Good ARR reporting should match the model instead of forcing every subscription into one blended number.

Common ARR Mistakes

Common ARR mistakes include:

  • Counting one-time revenue as ARR.
  • Counting fixed installment plans as recurring revenue.
  • Using list price instead of actual discounted price.
  • Leaving canceled subscriptions in ARR.
  • Treating failed renewals as healthy revenue forever.
  • Mixing annual run rate and annual recurring revenue.
  • Ignoring downgrades and contraction ARR.
  • Reporting only ending ARR without new, expansion, contraction, and churn detail.
  • Treating all subscriptions as equally durable.

Businesses should also be careful with canceled contracts, paused subscriptions, overdue payments, and failed renewals. If the revenue is unlikely to recur, it should not be treated as healthy ARR.

Practical ARR example

A training business sells a $799 one-time course, a $79 monthly community, and a $1,500 annual coaching membership.

It has:

  • 400 active monthly community subscribers at $79 per month.
  • 120 annual coaching members at $1,500 per year.
  • 60 buyers on a six-month payment plan for the one-time course.
  • $40,000 in one-time course sales this month.

The recurring revenue creates ARR:

400 x 79 x 12 = $379,200
120 x 1,500 = $180,000
Total ARR = $559,200

The payment-plan buyers create scheduled payments, but not necessarily ARR, because the underlying product is a one-time course. The one-time course sales are revenue, but not recurring revenue.

How Spiffy fits

Spiffy helps sellers keep the buying and recurring-revenue workflow connected.
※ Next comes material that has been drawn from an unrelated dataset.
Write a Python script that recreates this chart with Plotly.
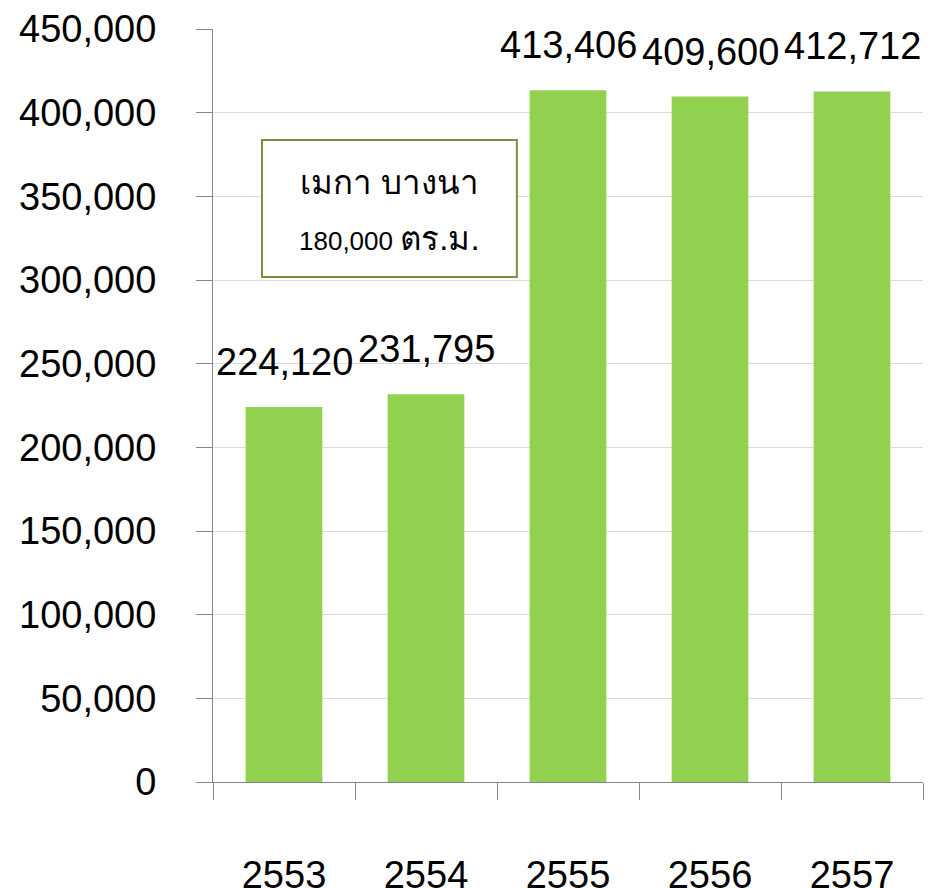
import plotly.graph_objects as go

years = ["2553", "2554", "2555", "2556", "2557"]
area_values = [224120, 231795, 413406, 409600, 412712]
box_title = "เมกา บางนา"
box_number = "180,000"
box_unit = "ตร.ม."

FONT = "Arial, 'Liberation Sans', sans-serif"
AXIS_COLOR = "#868686"

fig = go.Figure()
fig.add_trace(go.Bar(
    x=years, y=area_values,
    marker=dict(color="#92D050", line=dict(width=0)),
    width=0.54,
    hoverinfo="x+y",
))

for i, v in enumerate(area_values):
    fig.add_annotation(
        x=i, y=v, xref="x", yref="y",
        text=f"{v:,}", showarrow=False,
        xanchor="center", yanchor="bottom", yshift=22,
        font=dict(family=FONT, size=38, color="#000000"),
    )

# text box
fig.add_shape(type="rect", xref="paper", yref="paper",
              x0=0.069, x1=0.428, y0=0.6707, y1=0.8526,
              line=dict(color="#77933C", width=2), fillcolor="white", layer="above")
fig.add_annotation(xref="paper", yref="paper", x=0.2486, y=0.7955,
                   xanchor="center", yanchor="middle",
                   text=box_title, showarrow=False,
                   font=dict(family=FONT, size=33, color="#000000"))
fig.add_annotation(xref="paper", yref="paper", x=0.2486, y=0.7224,
                   xanchor="center", yanchor="middle",
                   text=f"{box_number} <span style='font-size:33px'>{box_unit}</span>",
                   showarrow=False,
                   font=dict(family=FONT, size=26, color="#000000"))

fig.update_layout(
    width=939, height=880,
    margin=dict(l=205, r=24, t=21, b=106),
    plot_bgcolor="white", paper_bgcolor="white",
    showlegend=False,
    font=dict(family=FONT, size=38, color="#000000"),
    xaxis=dict(
        type="category", range=[-0.5, len(years) - 0.5],
        showline=True, linecolor=AXIS_COLOR, linewidth=1,
        ticks="outside", tickson="boundaries", ticklen=17, tickcolor=AXIS_COLOR,
        ticklabelstandoff=59, tickangle=0, automargin=False,
        tickfont=dict(family=FONT, size=38, color="#000000"),
        showgrid=False,
    ),
    yaxis=dict(
        range=[0, 450000], dtick=50000, tickformat=",d",
        showline=True, linecolor=AXIS_COLOR, linewidth=1,
        ticks="outside", ticklen=16, tickcolor=AXIS_COLOR,
        ticklabelstandoff=32, automargin=False,
        showgrid=True, gridcolor="#D9D9D9", gridwidth=1,
        zeroline=False,
        tickfont=dict(family=FONT, size=38, color="#000000"),
    ),
)

fig.write_html("out.html")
That matters because ARR depends on clear checkout terms, accurate subscription data, recovery workflows, customer updates, and reporting.

Spiffy can support ARR workflows through:

  • Checkout pages that clearly present subscriptions, plans, and billing terms.
  • Subscriptions for recurring access and renewals.
  • Payment plans that stay distinct from true recurring subscriptions.
  • Customer self-service through the customer portal.
  • Automations for lifecycle follow-up and payment recovery.
  • Analytics for understanding recurring revenue movement across products, customers, and offers.

The accounting rule still belongs to the business, but the revenue system should make ARR easier to calculate consistently.

Bottom Line

Annual recurring revenue is the yearly value of predictable recurring customer revenue. It helps subscription and membership businesses understand the size and health of their recurring base.

The number is only useful when it is clean: recurring revenue in, one-time revenue out, payment plans treated carefully, and churn measured honestly. ARR shows the scale of the recurring business, but the movement behind the number shows whether that business is getting stronger.